A History Lesson (October 3rd)
2016
Fabricated readymade with correction fluid
Edition of 3
On Monday, 3 October 2016, the University of Cape Town reopened. It had been shut down for two weeks due to ongoing student protests. United under the banner of Fees Must Fall, the students protested for free tertiary education, a decolonised curriculum, and the return of students excluded during the previous year’s protests. They protested against the outsourcing of workers, against police brutality, and against institutional racism.
In a statement released late on Sunday, 2 October, the Vice-Chancellor wrote that the mediation process held with the university executives and student leaders concluded without resolution. The university would reopen despite promised protest action and continued disruptions. State police and private security were brought on campus, armed with rubber bullets and riot gear. By Wednesday, the university had shut down again, the protests further fuelled by a growing sense of betrayal and outrage against university management.

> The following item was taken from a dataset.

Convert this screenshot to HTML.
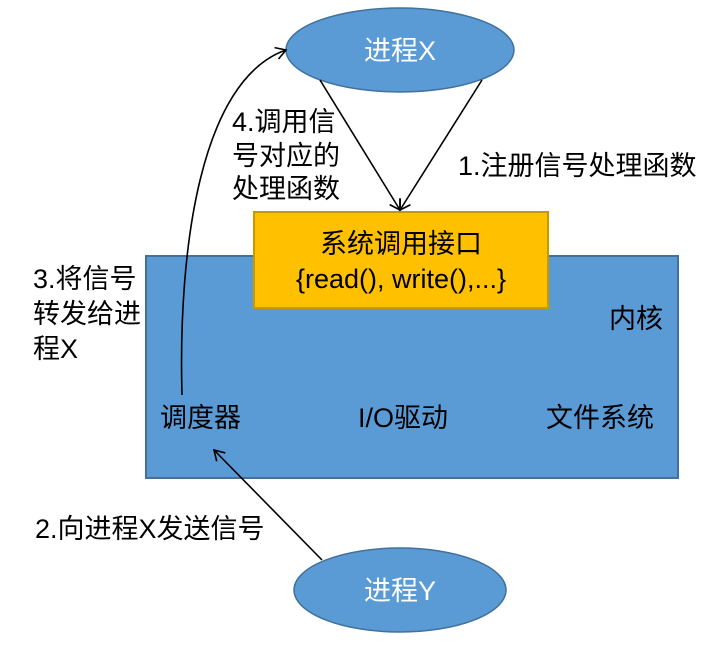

A History Lesson (October 3rd) is an understated document. It notates the uncertain status of students of colour in an institution failing to distance itself from its colonial legacy. Edited with correction fluid, the word “student” has been obscured by whiteness, and no longer appears in this revised edition of the UCT General Rules and Policies Handbook. The book itself is a fabricated readymade, an exact replica of the original handbook. As such, A History Lesson considers the contextual asymmetry of the university as a Western institution in the post-colony, an institution in which the position of black students remains unclear.